Why You Need Cookiecutter Project Templates In Your Life

Posted on Oct 24, 2022

The creation or copying of dockerfiles, Infrastructure-as-a-code, CICD, tests, lint, and other configuration files can take a good chunk of time when starting a new project. This can be very tedious at best and error prone at worst. Cookiecutter is a CLI templating tool that makes this part of starting a project fast, easy, and repeatable. This repeatedly allows for projects to start from a standard that your team has agreed upon. The benefit of speed is that you get to coding much faster. Not wasting time and energy on boilerplate.

Basic usage

To use Cookiecutter you will need to have python3 and pip installed. After that installing Cookiecutter is as easy as:

pip install --user cookiecutter

Cookiecutter can use a Git repository, a folder or a Zip file as its template source.

cookiecutter https://github.com/cookiecutter/sometemplate

There are a bunch of template available under the github topic #cookiecutter-template.

Once cookiecutter is done downloading your template it will ask for some input.

full_name [Audrey Roy Greenfeld]: Graham Hughes
email [[email protected]]: [email protected]
github_username [audreyr]: graham-hughes-code
project_name [Python Boilerplate]: Example Project
project_slug [example_project]:
project_short_description [Python Boilerplate contains all the boilerplate you need to create a Python package.]: Short decription
pypi_username [graham-hughes-code]: Example
version [0.1.0]:
use_pytest [n]: y
use_black [n]: n
use_pypi_deployment_with_travis [y]: n
add_pyup_badge [n]: n
Select command_line_interface:
1 - Click
2 - Argparse
3 - No command-line interface
Choose from 1, 2, 3 [1]: 3
create_author_file [y]: n
Select open_source_license:
1 - MIT license
2 - BSD license
3 - ISC license
4 - Apache Software License 2.0
5 - GNU General Public License v3
6 - Not open source
Choose from 1, 2, 3, 4, 5, 6 [1]: 1

Example above from https://github.com/audreyfeldroy/cookiecutter-pypackage Audrey Roy Greenfeld is the creator of Cookiecutter.

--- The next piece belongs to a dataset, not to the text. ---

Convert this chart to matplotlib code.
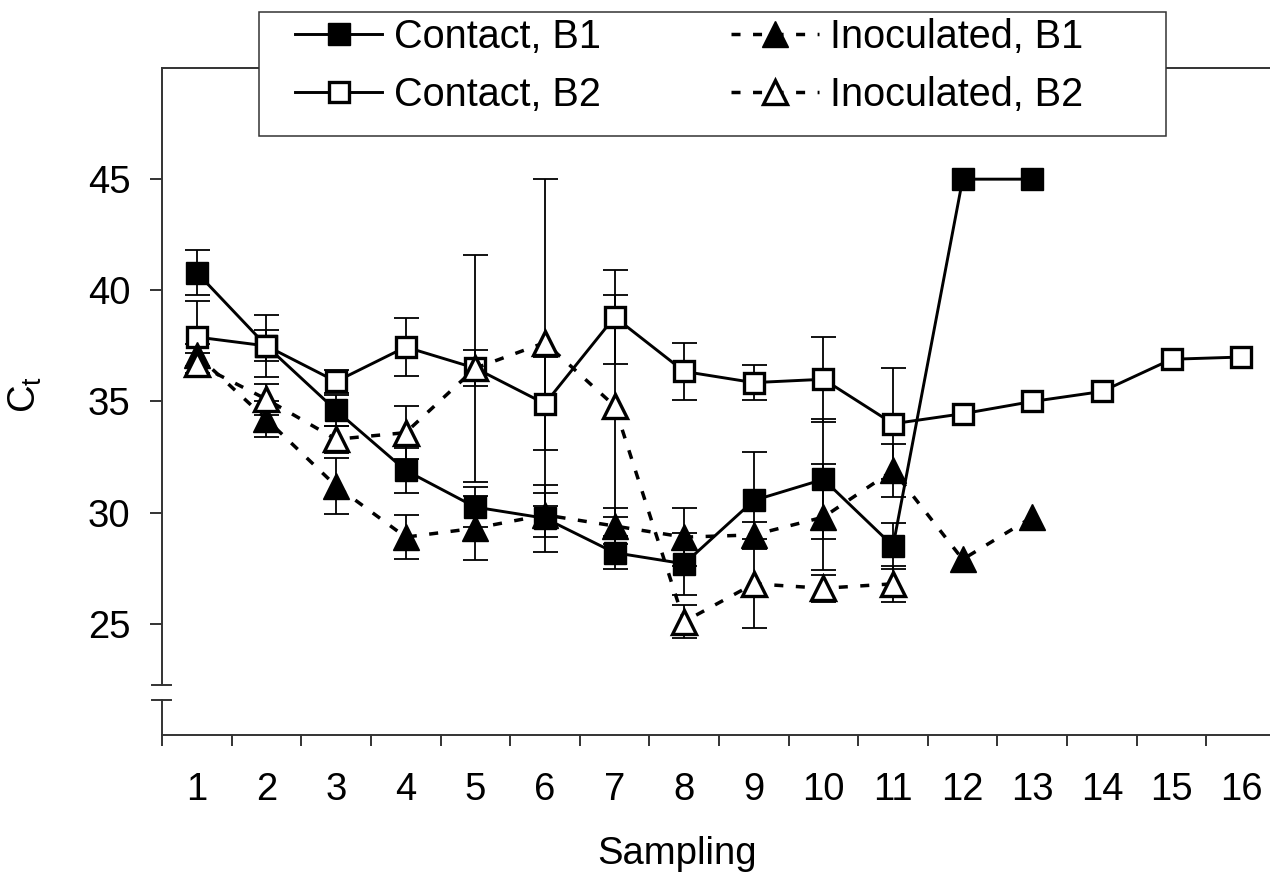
import matplotlib
matplotlib.use("Agg")
import matplotlib.pyplot as plt
from matplotlib.patches import Rectangle
import numpy as np

plt.rcParams['font.family'] = ['Liberation Sans', 'DejaVu Sans']

# data (Ct per sampling)
sampling = list(range(1, 17))
contact_b1 = [40.8, 37.5, 34.6, 31.9, 30.25, 29.75, 28.2, 27.7, 30.55, 31.5, 28.5, 45.0, 45.0]
contact_b1_err = [1.0, 1.4, 0.7, 1.0, 0.9, 1.5, 0.75, 1.4, 2.2, 2.7, 1.05]
contact_b2 = [37.9, 37.5, 35.9, 37.45, 36.5, 34.9, 38.8, 36.35, 35.85, 36.0, 34.0,
              34.45, 35.0, 35.45, 36.9, 37.0]
contact_b2_err = [1.6, 0.7, 0.5, 1.3, 0.8, 2.1, 2.1, 1.3, 0.8, 1.9, 2.5]
inoc_b1 = [37.1, 34.2, 31.2, 28.9, 29.3, 29.9, 29.4, 28.9, 29.0, 29.8, 31.9, 27.9, 29.8]
inoc_b1_err = [0.5, 0.8, 1.25, 1.0, 1.45, 1.0, 0.8, 1.3, 0.6, 2.4, 1.2]
inoc_b2 = [36.7, 35.1, 33.3, 33.6, 36.5, 37.65, 34.8, 25.1, 26.8, 26.6, 26.8]
inoc_b2_err = [0.5, 0.7, 0.6, 1.2, 5.1, 7.35, 5.0, 0.75, 2.0, 0.6, 0.8]

yticks = [25, 30, 35, 40, 45]

W, H = 1270, 877
fig = plt.figure(figsize=(W / 100, H / 100), dpi=100)
ax = fig.add_axes([162 / W, (H - 735) / H, 1114 / W, (735 - 68) / H])

axis_col = '#333333'
dash = (0, (2.6, 3.6))

def series(y, err, ls, face, ms, marker, mew, label):
    x = sampling[:len(y)]
    xe = sampling[:len(err)]
    ax.errorbar(xe, y[:len(err)], yerr=err, fmt='none', ecolor='black',
                elinewidth=1.3, capsize=9, capthick=1.3, zorder=2)
    ln, = ax.plot(x, y, color='black', lw=2.1 if ls == '-' else 2.5, linestyle=ls,
                  marker=marker, markersize=ms, markerfacecolor=face,
                  markeredgecolor='black', markeredgewidth=mew, label=label, zorder=3)
    return ln

h1 = series(contact_b1, contact_b1_err, '-', 'black', 16.5, 's', 1.0, 'Contact, B1')
h2 = series(contact_b2, contact_b2_err, '-', 'white', 15.0, 's', 2.4, 'Contact, B2')
h3 = series(inoc_b1, inoc_b1_err, dash, 'black', 19, '^', 1.0, 'Inoculated, B1')
h4 = series(inoc_b2, inoc_b2_err, dash, 'white', 17, '^', 2.4, 'Inoculated, B2')

ax.set_xlim(0.5, 16.5)
ax.set_ylim(20, 50)

ax.set_xticks(np.arange(0.5, 17, 1))
ax.set_xticklabels([])
ax.set_xticks(sampling, minor=True)
ax.set_xticklabels([str(s) for s in sampling], minor=True)
ax.tick_params(axis='x', which='major', direction='out', length=8, width=1.4, color=axis_col)
ax.tick_params(axis='x', which='minor', length=0, pad=27, labelsize=27.5)
ax.set_yticks(yticks)
ax.tick_params(axis='y', direction='out', length=8.6, width=1.4, color=axis_col,
               pad=14, labelsize=27.5)

for s in ['top', 'bottom', 'left']:
    ax.spines[s].set_color(axis_col)
    ax.spines[s].set_linewidth(1.4)
ax.spines['right'].set_visible(False)

# broken y axis near the bottom
b_hi, b_lo = 22.24, 21.56
ax.spines['left'].set_bounds(b_hi, 50)
tr = ax.get_yaxis_transform()
ax.plot([0, 0], [20, b_lo], transform=tr, color=axis_col, lw=1.4, clip_on=False)
for yb in (b_hi, b_lo):
    ax.plot([-0.009, 0.008], [yb, yb], transform=tr, color=axis_col, lw=1.4, clip_on=False)

ax.set_xlabel('Sampling', fontsize=27.5)
ax.xaxis.set_label_coords(0.4623, -0.151)
ax.set_ylabel(r'C$_{\mathregular{t}}$', fontsize=27.5)
ax.yaxis.set_label_coords(-0.106, 0.51)

# legend box sitting over the top of the plot frame
fig.add_artist(Rectangle((259 / W, 1 - 136 / H), 907 / W, 124 / H, transform=fig.transFigure,
                         facecolor='white', edgecolor=axis_col, lw=1.1, zorder=2))
fig.legend([h1, h2, h3, h4], ['Contact, B1', 'Contact, B2', 'Inoculated, B1', 'Inoculated, B2'],
           ncol=2, loc='upper left', bbox_to_anchor=(295 / W, 1 - 18 / H), frameon=False,
           borderpad=0, borderaxespad=0, handlelength=2.2, handletextpad=0.3,
           columnspacing=3.3, labelspacing=0.5, fontsize=28.5)

fig.savefig('out.png', dpi=100)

After running this is what the project should look like:

.
├── CONTRIBUTING.rst
├── docs
│   ├── conf.py
│   ├── contributing.rst
│   ├── history.rst
│   ├── index.rst
│   ├── installation.rst
│   ├── make.bat
│   ├── Makefile
│   ├── readme.rst
│   └── usage.rst
├── example_project
│   ├── example_project.py
│   └── __init__.py
├── HISTORY.rst
├── LICENSE
├── Makefile
├── MANIFEST.in
├── README.rst
├── requirements_dev.txt
├── setup.cfg
├── setup.py
├── tests
│   ├── __init__.py
│   └── test_example_project.py
└── tox.ini

3 directories, 23 files

Making your own template

Where the real power of CookieCutter comes through is when you create your own template. A very basic template repo consists of a cookiecutter.json file which is used to set the parameters that you are asked when generating the project. A folder named ‘{{ cookiecutter.project_name }}’ or cookiecutter dot another name of a parameter in your cookiecutter.json. This folder should contain files that you wish to include in your template. As you might have noticed that the folder name is very interesting this is because Cookiecutter is using Jinja2 templating engine under the hood. If your Familiar with Django templating engine Jinja2 will be very easy to pick up because of its similarity. I recommend checking out Jinja2 documentation if you are planning to create your own template. Generally you end up using Jinja2 in two ways, changing names with Jinja2 parmenter’s surrounded with two curly brackets and using curly bracket percent with if statements for sections you conditionally want to include.

# Example of name replacement:
setup(
  name="{{cookiecutter.project_slug}}",
  tests_require=['pytest', 'flake8'],
  setup_requires=['pytest-runner'],
  packages=(find_packages()),
  install_requires=REQUIRES,
  include_package_data=True)

# Example of conditionally including line of file:
{%- if cookiecutter.project_type == 'lambda' %}
import boto3
{%- endif %}
import logging
import json

# Example of adding year to Copyright automatically:
# Copyright (c) {% now 'local', '%Y' %} Your Company All Rights Reserved.

Optionally you can include a hooks folder which can include two python scripts a pre_gen_project.py and a post_gen_project.py. These scripts are called before project generation and after generation respectively. A couple ways I found the post_gen_project.py script usefully was adding git submodules to the given project.

Conclusion

Even though I have just implemented a custom Cookiecutter template for my current position, I have already reaped the time saving benefit from starting a new project using the template. I expect this time saving benefit to increase over time. Although Cookiecutter is great at keeping project standards from the creation of a repo, it does not help in the case of exciting repos that have drifted away from the standards or where created with old standards. Thank you for reading this small introduction to Cookiecutter.